When I conceived, I was a full-time Physical Education Teacher. I never thought I would be a stay-at-home mom. I never wanted to be. I wanted to work. I wanted to be fully immersed in the full-time workforce. But I couldn’t; I had to stay home.
I had been at a private Catholic school for two and a half years when I found out I was pregnant. I was due in September, right after the start of my third year of teaching. I only taught about 5 weeks of the new school year before I went on maternity leave. I was induced, so I went on leave the day of my induction. I had not met my maternity replacement teacher yet, but I was just trusting in the process, so that when I got back from leave everything would be great. My maternity leave was long, and I was lucky to have the 3 months (90 days) of maximum short-term maternity leave. I needed that time, because I was in the hospital 3 times.
The first time was to deliver my sweet baby Nora. That was a 3 day induction process. We tried more natural methods of induction first, before we used pitocin. Then after she was born, we stayed the maximum allotted time, as Nora was having some jaundice and they wanted to make sure she was OK.
The second time I was dealing with postpartum pre-eclampsia, a rare condition where you have high blood pressure combined with other symptoms (in my case, headaches and fatigue). For that I was in the hospital for about 72 hours, about 2 weeks after Nora’s birth.
The third time was the most influential and traumatizing time in the hospital. This time, I was hospitalized for three weeks, with serious mental health concerns. This was a hard time for me, as Nora was barely a month old, and being away from her for three weeks was excruciating, as they would not let me see her while I was admitted.
You can only imagine what happened when my maternity leave was up, and I was able to go back to work. Things were not left as organized as I was hoping they would have been beforehand. I had no clue what my maternity replacement had done with the kids. There was no documentation. I was still struggling with my mental health. It was hard to be at work.
We had to put Nora in daycare. Even though the daycare was down the street, it was very stressful to take her there at 7:30 in the morning and pick her up again at 4pm. I was worried about her all day, and she kept crying every time I picked her up. She just didn’t seem happy when I picked her up, which made it harder for me to leave her there for the day. It was hard for me to be away from her. I felt guilty, especially because I already missed more than three weeks of her life from being in the hospital, and now I had to drop her off and spend more time away from her while being a full-time working mom.
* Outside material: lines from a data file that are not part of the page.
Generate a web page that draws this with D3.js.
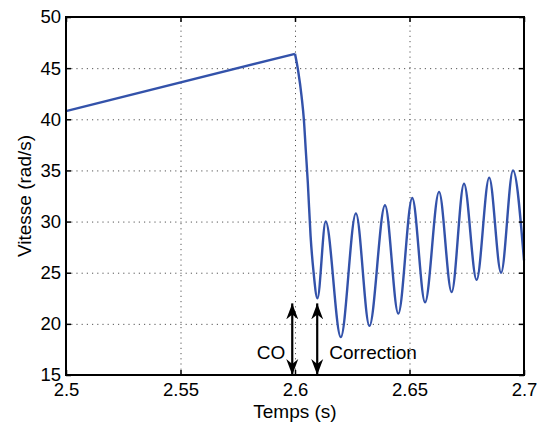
<!DOCTYPE html>
<html>
<head>
<meta charset="utf-8">
<script src="https://cdn.jsdelivr.net/npm/d3@7"></script>
<style>
  body { margin: 0; background: #fff; }
  text { font-family: "Liberation Sans", Arial, sans-serif; fill: #000; }
  .grid line { stroke: #555; stroke-dasharray: 1.2,4; stroke-width: 1; }
  .grid path { display: none; }
  .axis path { display: none; }
  .axis line { stroke: #000; stroke-width: 1.5; }
  .axis text { font-size: 18.5px; }
  .title_axis { font-size: 19px; }
</style>
</head>
<body>
<div id="chart"></div>
<script>

// straight ramp before the fault
var ramp_time = [2.5, 2.6];
var ramp_speed = [40.8, 46.4];

// speed drop and oscillation after the fault (peaks and troughs)
var osc_time = [2.6, 2.6014, 2.6029, 2.6039, 2.6047, 2.6056, 2.6068, 2.6080, 2.6098,
                2.6134, 2.6200, 2.6266, 2.6325, 2.6393, 2.6451, 2.6512, 2.6568,
                2.6629, 2.6684, 2.6738, 2.6793, 2.6848, 2.6900, 2.6952, 2.7];
var osc_speed = [46.4, 44.7, 42.2, 39.9, 37.0, 33.8, 28.6, 25.3, 22.5,
                 30.0, 18.7, 30.8, 19.8, 31.6, 21.0, 32.3, 22.1,
                 32.9, 23.1, 33.7, 24.3, 34.3, 25.0, 35.0, 26.2];

// tick values
var x_ticks = [2.5, 2.55, 2.6, 2.65, 2.7];
var y_ticks = [15, 20, 25, 30, 35, 40, 45, 50];

// annotation arrows
var arrow_labels = ["CO", "Correction"];
var arrow_time = [2.5988, 2.6097];
var arrow_range = [15, 22];

window.onload = function () {
  draw_chart();
};

function draw_chart(){

  var margin = {top: 17, right: 13, bottom: 51, left: 66};
  var width = 537 - margin.left - margin.right;
  var height = 426 - margin.top - margin.bottom;

  var svg = d3.select("#chart")
              .append("svg")
                .attr("width", 537)
                .attr("height", 426)
              .append("g")
                .attr("transform", "translate(" + margin.left + "," + margin.top + ")");

  var x_scale = d3.scaleLinear().domain([2.5, 2.7]).range([0, width]);
  var y_scale = d3.scaleLinear().domain([15, 50]).range([height, 0]);

  // dotted grid
  svg.append("g")
    .attr("class", "grid")
    .call(d3.axisLeft(y_scale).tickValues(y_ticks).tickSize(-width).tickFormat(""));
  svg.append("g")
    .attr("class", "grid")
    .attr("transform", "translate(0," + height + ")")
    .call(d3.axisBottom(x_scale).tickValues(x_ticks).tickSize(-height).tickFormat(""));

  // ramp line
  var line = d3.line()
      .x(function(d) { return x_scale(d[0]); })
      .y(function(d) { return y_scale(d[1]); });

  svg.append("path")
    .datum(d3.zip(ramp_time, ramp_speed))
    .attr("fill", "none")
    .attr("stroke", "#3352aa")
    .attr("stroke-width", 2.4)
    .attr("d", line);

  // oscillation, smooth through the extremes
  svg.append("path")
    .datum(d3.zip(osc_time, osc_speed))
    .attr("fill", "none")
    .attr("stroke", "#3352aa")
    .attr("stroke-width", 2.4)
    .attr("stroke-linejoin", "round")
    .attr("d", line.curve(d3.curveMonotoneX));

  // axes with inward ticks, on all four sides
  svg.append("g")
    .attr("class", "axis")
    .attr("transform", "translate(0," + height + ")")
    .call(d3.axisBottom(x_scale).tickValues(x_ticks).tickSize(-5).tickPadding(8)
      .tickFormat(function(d) { return String(+d.toFixed(2)); }));
  svg.append("g")
    .attr("class", "axis")
    .call(d3.axisLeft(y_scale).tickValues(y_ticks).tickSize(-5).tickPadding(5));
  svg.append("g")
    .attr("class", "axis")
    .call(d3.axisTop(x_scale).tickValues(x_ticks).tickSize(-5).tickFormat(""));
  svg.append("g")
    .attr("class", "axis")
    .attr("transform", "translate(" + width + ",0)")
    .call(d3.axisRight(y_scale).tickValues(y_ticks).tickSize(-5).tickFormat(""));

  // box
  svg.append("rect")
    .attr("width", width)
    .attr("height", height)
    .attr("fill", "none")
    .attr("stroke", "#000")
    .attr("stroke-width", 2);

  // arrow head marker
  var defs = d3.select("svg").append("defs");
  defs.append("marker")
      .attr("id", "head")
      .attr("viewBox", "-16 -7 17 14")
      .attr("refX", 0)
      .attr("refY", 0)
      .attr("markerWidth", 17)
      .attr("markerHeight", 14)
      .attr("markerUnits", "userSpaceOnUse")
      .attr("orient", "auto-start-reverse")
    .append("path")
      .attr("d", "M0,0 L-16,-6 L-11,0 L-16,6 Z")
      .attr("fill", "#000");

  svg.selectAll(".arrow")
    .data(arrow_time)
    .enter()
    .append("line")
      .attr("class", "arrow")
      .attr("x1", function(d) { return x_scale(d); })
      .attr("x2", function(d) { return x_scale(d); })
      .attr("y1", y_scale(arrow_range[1]))
      .attr("y2", y_scale(arrow_range[0]))
      .attr("stroke", "#000")
      .attr("stroke-width", 2.2)
      .attr("marker-start", "url(#head)")
      .attr("marker-end", "url(#head)");

  // arrow labels
  svg.selectAll(".arrow_label")
    .data(arrow_labels)
    .enter()
    .append("text")
      .attr("class", "title_axis")
      .attr("x", function(d, i) { return i == 0 ? x_scale(arrow_time[i]) - 7 : x_scale(arrow_time[i]) + 12; })
      .attr("y", y_scale(16.6))
      .attr("text-anchor", function(d, i) { return i == 0 ? "end" : "start"; })
      .text(function(d) { return d; });

  // x axis title
  svg.append("text")
    .attr("class", "title_axis")
    .attr("text-anchor", "middle")
    .attr("x", width / 2)
    .attr("y", height + 43)
    .text("Temps (s)");

  // y axis title
  svg.append("text")
    .attr("class", "title_axis")
    .attr("text-anchor", "middle")
    .attr("transform", "translate(" + (31 - margin.left) + "," + height / 2 + ") rotate(-90)")
    .text("Vitesse (rad/s)");
}

</script>
</body>
</html>
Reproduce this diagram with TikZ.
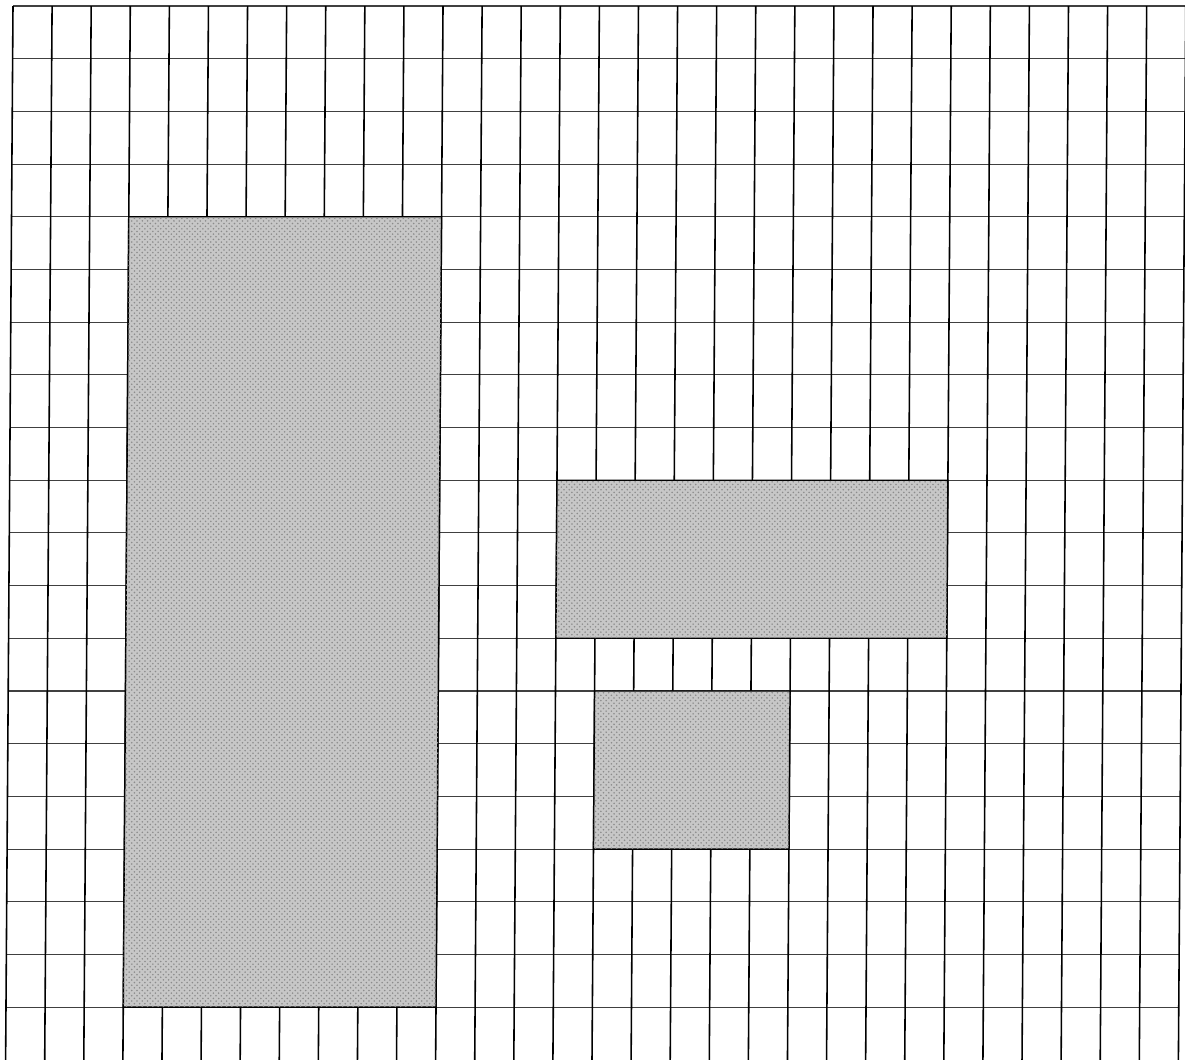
\documentclass[tikz,border=0pt]{standalone}
\usepackage{tikz}
\usetikzlibrary{patterns}

\begin{document}
\begin{tikzpicture}[
    x=0.02cm, y=-0.02cm,
    vline/.style={line width=0.9pt, black},
    hline/.style={line width=0.6pt, black!75},
    block/.style={draw=black, line width=0.8pt, fill=black!22,
        postaction={pattern=crosshatch dots, pattern color=black!45}},
]
% page frame, same size as the scan
\useasboundingbox (0,0) rectangle (1185,1059);
\clip (0,0) rectangle (1185,1059);

% sheet grid, one unit = one cell
\begin{scope}[shift={(13,6)}, xslant=0.007, x=0.782cm, y=-1.054cm]
    \foreach \r in {0,...,19}
        \draw[hline] (0,\r) -- (30,\r);
    \foreach \c in {0,...,30}
        \draw[vline] (\c,0) -- (\c,20);

    % shaded areas
    \draw[block] (3,4)   rectangle (11,19);  % tall area
    \draw[block] (14,9)  rectangle (24,12);  % wide area
    \draw[block] (15,13) rectangle (20,16);  % small area
\end{scope}

\end{tikzpicture}
\end{document}
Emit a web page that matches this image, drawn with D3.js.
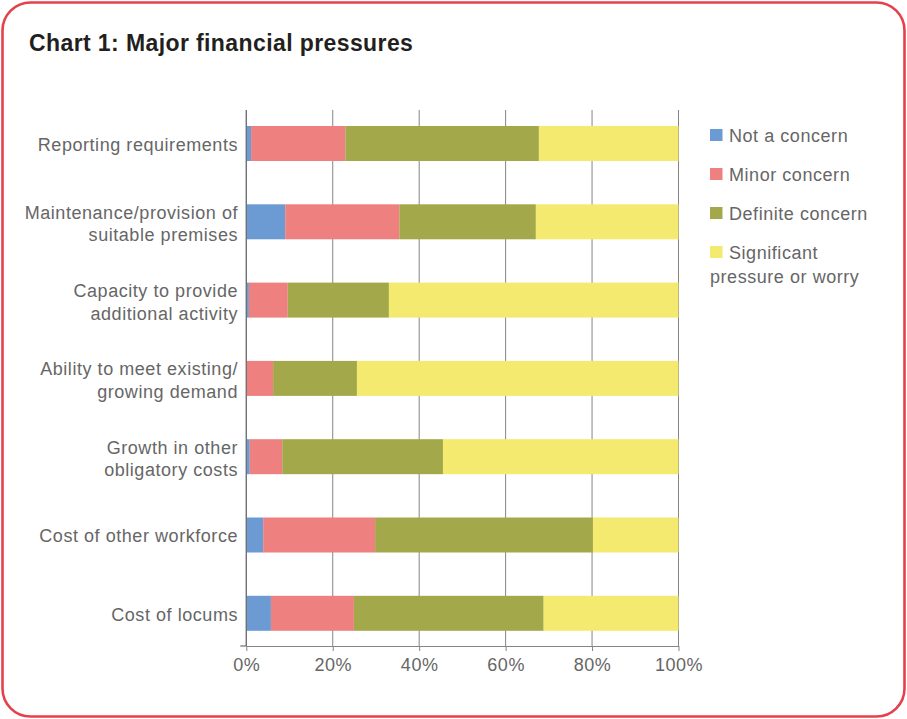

After doing that for about a month, I talked to my principal and explained to her all that had happened to me. I asked for reasonable accommodations, so that I could pick Nora up earlier and be with her more, and have more things to do during downtime at work, so I wasn’t just simply sitting and being sad about not being with Nora. I felt better after I talked to her, but the accommodations I asked for did not make things any better. Therefore, my husband and I both sat down with my principal and vice-principal and asked for a leave of absence for an undecided time. They were fortunately very understanding and let me start this leave right away.
I was able to spend more time with Nora, while also focusing on my own recovery. I was still taking medications and managing my mental health condition, so working combined with putting my daughter in daycare and managing my health just did not go over well. I wanted to work full-time, but I simply couldn’t. So I stayed home with Nora. This was the best decision for me; a decision we had to make for our family. I had to focus on my own recovery first, and then I could always work again later if the time was right.
A mental health diagnosis is more common than you think. About 1 in 5 adults in America experience a mental illness. I hope this story encourages to make your own decision. Seek help if you feel like you might be suffering from a mental illness. Don’t feel guilty about taking medications, if that is what you need. Find a psychiatrist and a therapist that you trust. Most importantly, don’t feel afraid to ask for help. Choose YOU. Take care of you first before you commit to other things, such as work.